Folky Reggae Party at the Spill

The full moon guided me to the Spill last night. I was greeted by the sound of a Sustainability Studies grad student wailing sweet soulful 90’s pop covers on her guitar in her stocking covered feet. Next I found myself signing a petition not to stop the Northern Gateway Pipeline but to urge Canada to simply take a non-positive, neutral stance. I knew I had arrived at the folky reggae party and when the real ska sound began to play from the crackly PA, I knew that Elk the Moose would be on soon.

Gnarly shredders, folkies, hippy chicks, skankin’ scenesters, and antlers lined the long, bouncing acoustics of the skinny room. With a flick of his wrist, a skiff of the riff, front man Kyle Chivers grounded the scene by playing the more eerie than irie dub jam “Into the Wallows.” “Here’s hopin’ that Babylon will fall right down to the ground,” he cries out, the call ringing down the hall like a loon on a lake. 

 

Chivers is like a Cree Bob Marley, with his guitar strap adorned with a medicine wheel and held together with a pan-African shoelace, he tells us that “humility is key.” The humble will never stumble, so it is unlikely that you’ll catch Kyle talking about his Presidential role within TUNA (Trent University Native Association), or his hour and a half of uniquely blissed out selections on his weekly Trent Radio program The One Drop (Fridays at 7pm on 92.7fm), named after the most famous of Carlton Barrett (of the Wailers) rim shot based reggae drum beats. It has got to be difficult when you have ladies yelling “Go Kyle!” at you.

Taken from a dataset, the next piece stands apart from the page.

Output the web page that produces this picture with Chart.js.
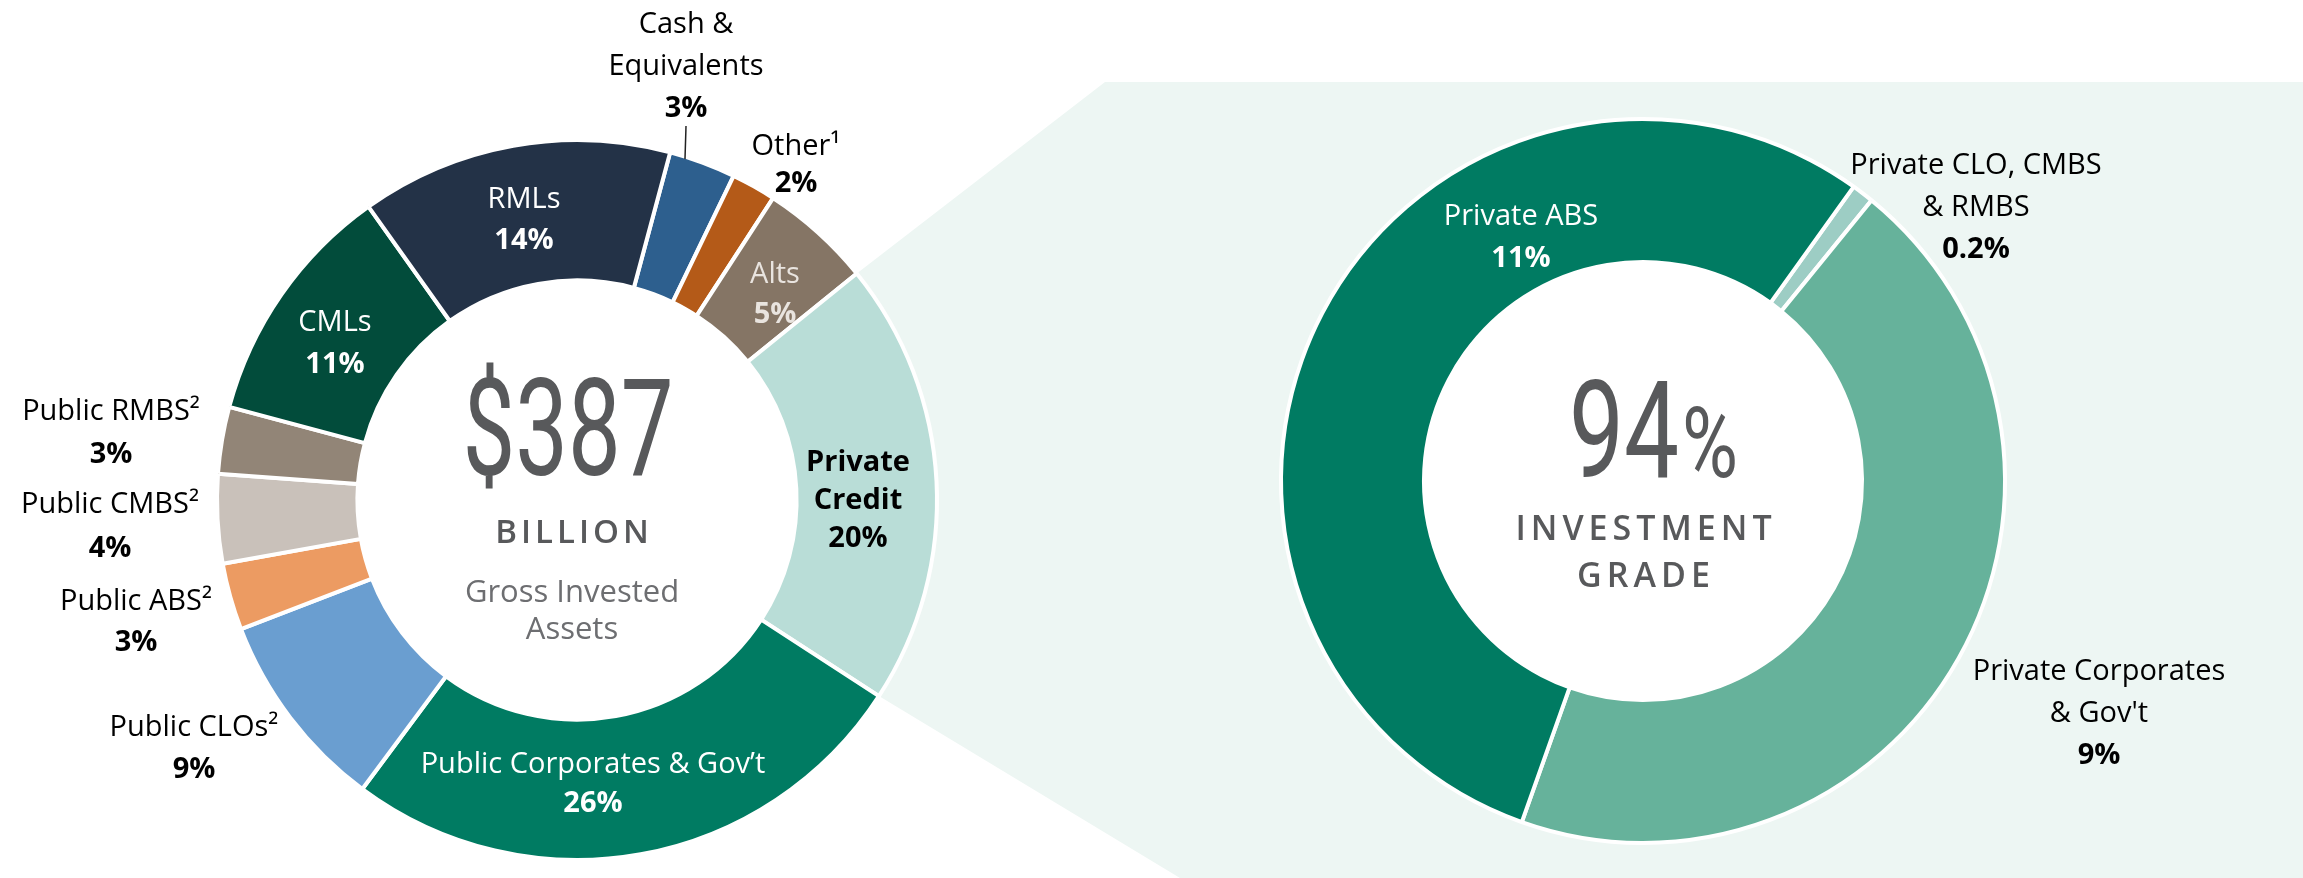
<!DOCTYPE html>
<html>
<head>
<meta charset="utf-8">
<script src="https://cdn.jsdelivr.net/npm/chart.js@4.4.1/dist/chart.umd.min.js"></script>
<style>
  html, body { margin: 0; padding: 0; background: #fff; }
  #wrap { position: relative; width: 2303px; height: 878px; overflow: hidden; }
  #wrap canvas { position: absolute; left: 0; top: 0; }
</style>
</head>
<body>
<div id="wrap">
  <canvas id="assetsChart" width="2303" height="878"></canvas>
  <canvas id="creditChart" width="2303" height="878"></canvas>
</div>
<script>
// Gross invested assets, clockwise starting at Cash
const assetNames = ['Cash &\nEquivalents', 'Other¹', 'Alts', 'Private\nCredit', 'Public Corporates & Gov’t',
    'Public CLOs²', 'Public ABS²', 'Public CMBS²', 'Public RMBS²', 'CMLs', 'RMLs'];
const assetShares = [3, 2, 5, 20, 26, 9, 3, 4, 3, 11, 14];
const assetColors = ['#2d5f8e', '#b45a18', '#857565', '#b9ddd7', '#007b62',
    '#6a9ed0', '#ec9b62', '#c9c1ba', '#928577', '#024c3b', '#233247'];

// Private credit breakdown, clockwise starting at the thin slice
const creditNames = ['Private CLO, CMBS\n& RMBS', "Private Corporates\n& Gov't", 'Private ABS'];
const creditShares = [0.2, 9, 11];
const creditColors = ['#9dcdc4', '#66b29b', '#007b62'];

const totalAssets = '$387';
const investmentGrade = '94';

const FONT = '"Open Sans", "Noto Sans", sans-serif';
const GREY = '#58595b';

// label placement relative to ring centre (text centre x, first baseline y)
const assetLabelPos = [
    { dx: 109, dy: -467, lh: 42, color: '#000', leader: [109, -374, -341] },
    { dx: 219, dy: -345, lh: 37, color: '#000' },
    { dx: 198, dy: -217, lh: 40, color: '#e9e4df' },
    { dx: 281, dy: -29, lh: 38, color: '#000', boldName: true },
    { dx: 16, dy: 273, lh: 39, color: '#fff' },
    { dx: -383, dy: 236, lh: 42, color: '#000' },
    { dx: -441, dy: 110, lh: 41, color: '#000' },
    { dx: -467, dy: 13, lh: 44, color: '#000' },
    { dx: -466, dy: -80, lh: 43, color: '#000' },
    { dx: -242, dy: -169, lh: 42, color: '#fff' },
    { dx: -53, dy: -292, lh: 41, color: '#fff' }
];
const creditLabelPos = [
    { dx: 333, dy: -307, lh: 42, color: '#000' },
    { dx: 456, dy: 199, lh: 42, color: '#000' },
    { dx: -122, dy: -256, lh: 42, color: '#fff' }
];

function sliceLabels(names, values, layout) {
    return {
        id: 'sliceLabels',
        afterDatasetsDraw(chart) {
            const ctx = chart.ctx;
            const arc = chart.getDatasetMeta(0).data[0];
            const cx = arc.x, cy = arc.y;
            ctx.save();
            ctx.textAlign = 'center';
            ctx.textBaseline = 'alphabetic';
            names.forEach((name, i) => {
                const pos = layout[i];
                const lines = name.split('\n').map(t => ({ t, bold: !!pos.boldName }));
                lines.push({ t: values[i] + '%', bold: true });
                ctx.fillStyle = pos.color;
                lines.forEach((ln, j) => {
                    ctx.font = (ln.bold ? '700 ' : '400 ') + '29px ' + FONT;
                    ctx.fillText(ln.t, cx + pos.dx, cy + pos.dy + j * pos.lh);
                });
                if (pos.leader) {
                    ctx.strokeStyle = '#222';
                    ctx.lineWidth = 1.5;
                    ctx.beginPath();
                    ctx.moveTo(cx + pos.leader[0], cy + pos.leader[1]);
                    ctx.lineTo(cx + pos.leader[0] - 1, cy + pos.leader[2]);
                    ctx.stroke();
                }
            });
            ctx.restore();
        }
    };
}

function condensed(ctx, text, x, y, size, sx, align) {
    ctx.save();
    ctx.font = '400 ' + size + 'px Roboto';
    ctx.translate(x, y);
    ctx.scale(sx, 1);
    ctx.textAlign = align || 'center';
    ctx.fillText(text, 0, 0);
    ctx.restore();
}

// light green "zoom" panel fanning out of the Private Credit slice
const zoomPanel = {
    id: 'zoomPanel',
    beforeDatasetsDraw(chart) {
        const a = chart.getDatasetMeta(0).data[3];
        const r = a.outerRadius;
        const ctx = chart.ctx;
        ctx.save();
        ctx.fillStyle = '#edf6f3';
        ctx.beginPath();
        ctx.moveTo(a.x + r * Math.cos(a.startAngle), a.y + r * Math.sin(a.startAngle));
        ctx.lineTo(1105, 82);
        ctx.lineTo(chart.width, 82);
        ctx.lineTo(chart.width, chart.height);
        ctx.lineTo(1180, chart.height);
        ctx.lineTo(a.x + r * Math.cos(a.endAngle), a.y + r * Math.sin(a.endAngle));
        ctx.closePath();
        ctx.fill();
        ctx.restore();
    }
};

// white hole for the right ring (it sits on the green panel)
const whiteHole = {
    id: 'whiteHole',
    beforeDatasetsDraw(chart) {
        const a = chart.getDatasetMeta(0).data[0];
        const ctx = chart.ctx;
        ctx.save();
        ctx.fillStyle = '#ffffff';
        ctx.beginPath();
        ctx.arc(a.x, a.y, a.innerRadius + 2, 0, Math.PI * 2);
        ctx.fill();
        ctx.restore();
    }
};

const assetCentre = {
    id: 'assetCentre',
    afterDraw(chart) {
        const a = chart.getDatasetMeta(0).data[0];
        const ctx = chart.ctx;
        ctx.save();
        ctx.fillStyle = GREY;
        condensed(ctx, totalAssets, a.x - 9, a.y - 25, 136, 0.69);
        ctx.textAlign = 'center';
        ctx.font = '600 33px ' + FONT;
        ctx.letterSpacing = '4px';
        ctx.fillText('BILLION', a.x - 3, a.y + 43);
        ctx.letterSpacing = '0px';
        ctx.fillStyle = '#6d6e71';
        ctx.font = '400 31px ' + FONT;
        ctx.fillText('Gross Invested', a.x - 5, a.y + 102);
        ctx.fillText('Assets', a.x - 5, a.y + 139);
        ctx.restore();
    }
};

const creditCentre = {
    id: 'creditCentre',
    afterDraw(chart) {
        const a = chart.getDatasetMeta(0).data[0];
        const ctx = chart.ctx;
        ctx.save();
        ctx.fillStyle = GREY;
        ctx.font = '400 136px Roboto';
        const wNum = ctx.measureText(investmentGrade).width * 0.72;
        ctx.font = '400 98px Roboto';
        const wPct = ctx.measureText('%').width * 0.78;
        const left = a.x + 9 - (wNum + wPct) / 2;
        condensed(ctx, investmentGrade, left, a.y - 4, 136, 0.72, 'left');
        condensed(ctx, '%', left + wNum + 3, a.y - 4, 98, 0.78, 'left');
        ctx.textAlign = 'center';
        ctx.font = '600 34px ' + FONT;
        ctx.letterSpacing = '5px';
        ctx.fillText('INVESTMENT', a.x + 3, a.y + 59);
        ctx.fillText('GRADE', a.x + 3, a.y + 106);
        ctx.restore();
    }
};

Chart.defaults.font.family = FONT;

new Chart(document.getElementById('assetsChart'), {
    type: 'doughnut',
    data: {
        labels: assetNames,
        datasets: [{
            data: assetShares,
            backgroundColor: assetColors,
            borderColor: '#ffffff',
            borderWidth: 4
        }]
    },
    options: {
        responsive: false,
        animation: false,
        events: [],
        rotation: 15,
        radius: 360,
        cutout: '61%',
        layout: { padding: { left: 0, right: 1149, top: 122, bottom: 0 } },
        plugins: { legend: { display: false }, tooltip: { enabled: false } }
    },
    plugins: [zoomPanel, sliceLabels(assetNames, assetShares, assetLabelPos), assetCentre]
});

new Chart(document.getElementById('creditChart'), {
    type: 'doughnut',
    data: {
        labels: creditNames,
        datasets: [{
            data: creditShares,
            backgroundColor: creditColors,
            borderColor: '#ffffff',
            borderWidth: 4
        }]
    },
    options: {
        responsive: false,
        animation: false,
        events: [],
        rotation: 35.6,
        radius: 362,
        cutout: '60.5%',
        layout: { padding: { left: 983, right: 0, top: 84, bottom: 0 } },
        plugins: { legend: { display: false }, tooltip: { enabled: false } }
    },
    plugins: [whiteHole, sliceLabels(creditNames, creditShares, creditLabelPos), creditCentre]
});
</script>
</body>
</html>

The Bob Marley influence became more than a subtle layer to the show when they played the refreshingly rare “She’s Gone” from the man’s songbook to honour his birth. After the band shredded the selection, Kyle gave a sweet little “thanks” to Bob in the end. 

After a drum and bass interlude with some funky ‘wikka wikka wik’ guitar stylings, the reverb was turned up for the scorchin’ “Something I Recognize.” Elk the Moose have material for many moods though: the rhythmic ruminations and gentle guitar licks bring it back down to foreground Kyle’s self reflexive ballads of beauty, pain, sorrow, and sweetness. “There’s a lot of pain to take in this life,” he sings from his heart, not his diaphragm. Within some of these deeply personal songs we find equally deep truths about politics, race, class, colonization, and identity: “Not just a Cree man, not just a white man, not just a Canadian... it’s about the love in my heart.”

 At this point the cut on his finger he got chopping veggies at the Spoon is starting to annoy him so he says “I guess I’ll pick it up a little bit.” He looks like a mighty lion when he wails out “Rebel’s Cry,” and “Rainbow Crow” got everyone who wasn’t already chair groovin’, full on out onto the floor shufflin’, skankin’, weepin’, and a-wailin’ along to the very singable harmonies. The encore needed to mellow everyone out again, so Kyle played a selection from one of his heroes:Mason Jennings. 

 Be sure to keep an eye out for the next Elk the Moose show, and their forthcoming EP. You can listen to the concert on Trent Radio during the Anth co dub-Station, Friday February 17 at 4:00pm.